The IRS concluded in a chief counsel advice (CCA) memorandum that indemnification obligations related to originated mortgages did not constitute a security subject to Section 475.

In CCA 201529006, the taxpayer was a dealer in securities under Section 475(c) that originated and sold mortgages to private investors and other large purchasers. Under the terms of the sales contracts, the purchasers were generally entitled to force the taxpayer to repurchase mortgages and/or pursue other indemnification for breach of warranties and representations that caused the value of the mortgages to be materially and adversely impaired (the indemnification obligation). The repurchase price related to the indemnification obligation was the stated principal balance and unpaid stated interest of the relevant mortgage, and all reasonable and necessary costs incurred by the purchaser from the breach.

For book purposes, the taxpayer estimated and reported an aggregate loss reserve related to the indemnification obligation. The taxpayer contended that the indemnification obligations were securities under Section 475(c)(2)(E) subject to mark-to-market because the indemnification obligation constitutes a put option held by the purchasers to sell the mortgages to the taxpayer.

Section 475(a) requires dealers in securities to mark-to-market securities with certain exceptions provided under Section 475(b). For Section 475(a) purposes, the term "mark-to-market" means that a dealer must treat a security, which is held on the last day of its taxable year, as if it were sold on the last business day of the taxable year for an amount equal to its fair market value, and the appropriate gain or loss must be recognized for such taxable year.

The definition of a security for Section 475 purposes includes debt (Section 475(c)(2)(C)) and a derivative in a debt including an option (Section 475(c)(2)(E)).

The IRS concluded that the indemnification obligations did not constitute securities subject to Section 475(a) because they were embedded in the sale contract of the relevant mortgages and did not constitute a severable put option.
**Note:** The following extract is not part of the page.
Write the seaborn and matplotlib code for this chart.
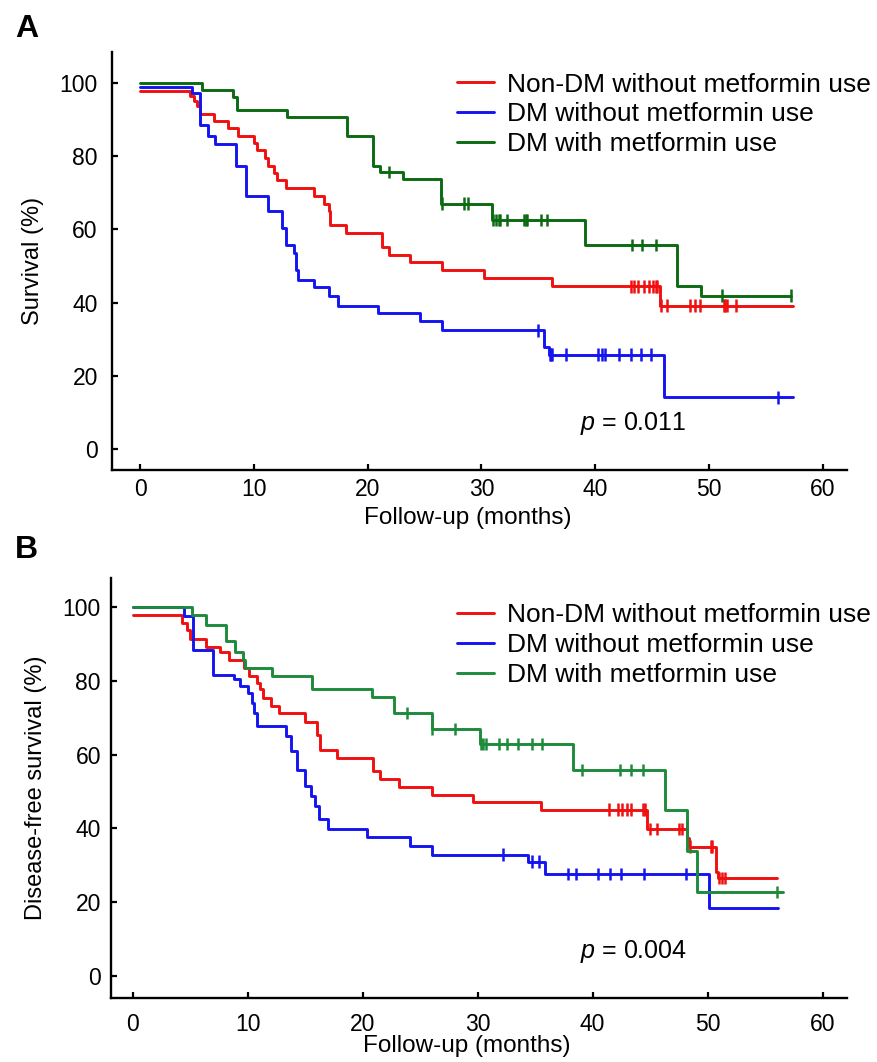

See W.A. Drake v. Commissioner, 146 F.2d 365 (10th Cir. 1944), and Chock Full O' Nuts Corp. v. U.S., 453 F.2d 300 (2nd Cir. 1971).

The IRS emphasized that the indemnification obligations would not have existed except for the sales contracts and that any attempt to bifurcate them into sales of the mortgages plus options would be inconsistent with the terms of the contracts and the economic realities.